*Work required:* Pictures aside, quote the whole listing exactly.

*Data block:*
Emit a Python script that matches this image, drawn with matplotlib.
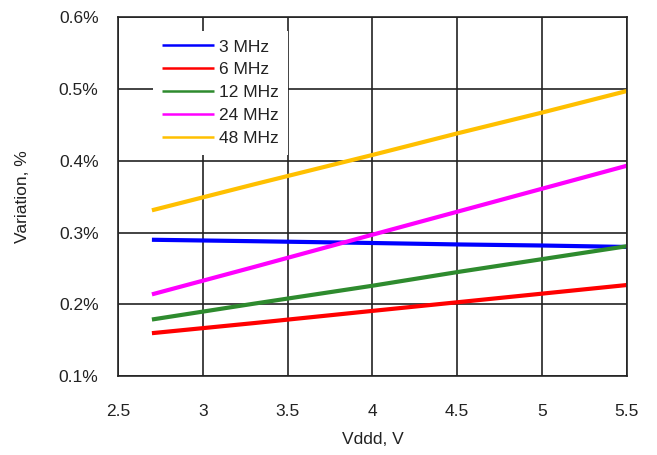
import matplotlib
matplotlib.use("Agg")
import matplotlib.pyplot as plt
from matplotlib.ticker import FuncFormatter

# supply voltage, V
vddd = [2.7, 3.3, 4.0, 4.5, 5.0, 5.5]

# variation, %
var_3mhz = [0.290, 0.288, 0.2855, 0.2835, 0.282, 0.280]
var_6mhz = [0.160, 0.174, 0.191, 0.203, 0.215, 0.227]
var_12mhz = [0.179, 0.201, 0.226, 0.245, 0.263, 0.281]
var_24mhz = [0.214, 0.252, 0.297, 0.329, 0.361, 0.393]
var_48mhz = [0.331, 0.367, 0.408, 0.438, 0.467, 0.497]

labels = ["3 MHz", "6 MHz", "12 MHz", "24 MHz", "48 MHz"]
colors = ["#0000FF", "#FF0000", "#2E8B2E", "#FF00FF", "#FFC000"]

x_ticks = [2.5, 3, 3.5, 4, 4.5, 5, 5.5]
y_ticks = [0.1, 0.2, 0.3, 0.4, 0.5, 0.6]


def main():
    plt.rcParams["font.family"] = ["Liberation Sans", "DejaVu Sans"]
    fs = 12.5
    ink = "#222222"

    fig = plt.figure(figsize=(6.57, 4.55), dpi=100)
    ax = fig.add_axes([0.1796, 0.173, 0.7744, 0.7896])

    series = [var_3mhz, var_6mhz, var_12mhz, var_24mhz, var_48mhz]
    for ys, lab, col in zip(series, labels, colors):
        ax.plot(vddd, ys, color=col, lw=3.0, label=lab, solid_capstyle="butt")

    ax.set_xlim(2.5, 5.5)
    ax.set_ylim(0.1, 0.6)
    ax.set_xticks(x_ticks)
    ax.set_yticks(y_ticks)
    ax.xaxis.set_major_formatter(FuncFormatter(lambda v, p: f"{v:g}"))
    ax.yaxis.set_major_formatter(FuncFormatter(lambda v, p: f"{v:.1f}%"))
    ax.tick_params(length=0, labelsize=fs, colors=ink)
    ax.tick_params(axis="x", pad=20)
    ax.tick_params(axis="y", pad=14)

    ax.grid(True, color=ink, lw=1.2)
    ax.set_axisbelow(True)
    for s in ax.spines.values():
        s.set_color(ink)
        s.set_linewidth(1.2)

    ax.set_xlabel("Vddd, V", fontsize=fs, color=ink)
    ax.set_ylabel("Variation, %", fontsize=fs, color=ink)
    ax.xaxis.set_label_coords(0.5, -0.155)
    ax.yaxis.set_label_coords(-0.172, 0.5)

    leg = ax.legend(loc="upper left", bbox_to_anchor=(0.069, 0.962), frameon=True,
                    fancybox=False, edgecolor="none", facecolor="white", framealpha=1,
                    handlelength=3.0, handletextpad=0.3, labelspacing=0.45,
                    borderpad=0.5, borderaxespad=0, fontsize=fs)
    for h in leg.legend_handles:
        h.set_linewidth(1.8)
    for t in leg.get_texts():
        t.set_color(ink)

    fig.savefig("out.png", dpi=100)


if __name__ == "__main__":
    main()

*Finished exercise:*
Emit a Python script that matches this image, drawn with matplotlib.
import matplotlib
matplotlib.use("Agg")
import matplotlib.pyplot as plt
from matplotlib.ticker import FuncFormatter

# supply voltage, V
vddd = [2.7, 3.3, 4.0, 4.5, 5.0, 5.5]

# variation, %
var_3mhz = [0.290, 0.288, 0.2855, 0.2835, 0.282, 0.280]
var_6mhz = [0.160, 0.174, 0.191, 0.203, 0.215, 0.227]
var_12mhz = [0.179, 0.201, 0.226, 0.245, 0.263, 0.281]
var_24mhz = [0.214, 0.252, 0.297, 0.329, 0.361, 0.393]
var_48mhz = [0.331, 0.367, 0.408, 0.438, 0.467, 0.497]

labels = ["3 MHz", "6 MHz", "12 MHz", "24 MHz", "48 MHz"]
colors = ["#0000FF", "#FF0000", "#2E8B2E", "#FF00FF", "#FFC000"]

x_ticks = [2.5, 3, 3.5, 4, 4.5, 5, 5.5]
y_ticks = [0.1, 0.2, 0.3, 0.4, 0.5, 0.6]


def main():
    plt.rcParams["font.family"] = ["Liberation Sans", "DejaVu Sans"]
    fs = 12.5
    ink = "#222222"

    fig = plt.figure(figsize=(6.57, 4.55), dpi=100)
    ax = fig.add_axes([0.1796, 0.173, 0.7744, 0.7896])

    series = [var_3mhz, var_6mhz, var_12mhz, var_24mhz, var_48mhz]
    for ys, lab, col in zip(series, labels, colors):
        ax.plot(vddd, ys, color=col, lw=3.0, label=lab, solid_capstyle="butt")

    ax.set_xlim(2.5, 5.5)
    ax.set_ylim(0.1, 0.6)
    ax.set_xticks(x_ticks)
    ax.set_yticks(y_ticks)
    ax.xaxis.set_major_formatter(FuncFormatter(lambda v, p: f"{v:g}"))
    ax.yaxis.set_major_formatter(FuncFormatter(lambda v, p: f"{v:.1f}%"))
    ax.tick_params(length=0, labelsize=fs, colors=ink)
    ax.tick_params(axis="x", pad=20)
    ax.tick_params(axis="y", pad=14)

    ax.grid(True, color=ink, lw=1.2)
    ax.set_axisbelow(True)
    for s in ax.spines.values():
        s.set_color(ink)
        s.set_linewidth(1.2)

    ax.set_xlabel("Vddd, V", fontsize=fs, color=ink)
    ax.set_ylabel("Variation, %", fontsize=fs, color=ink)
    ax.xaxis.set_label_coords(0.5, -0.155)
    ax.yaxis.set_label_coords(-0.172, 0.5)

    leg = ax.legend(loc="upper left", bbox_to_anchor=(0.069, 0.962), frameon=True,
                    fancybox=False, edgecolor="none", facecolor="white", framealpha=1,
                    handlelength=3.0, handletextpad=0.3, labelspacing=0.45,
                    borderpad=0.5, borderaxespad=0, fontsize=fs)
    for h in leg.legend_handles:
        h.set_linewidth(1.8)
    for t in leg.get_texts():
        t.set_color(ink)

    fig.savefig("out.png", dpi=100)


if __name__ == "__main__":
    main()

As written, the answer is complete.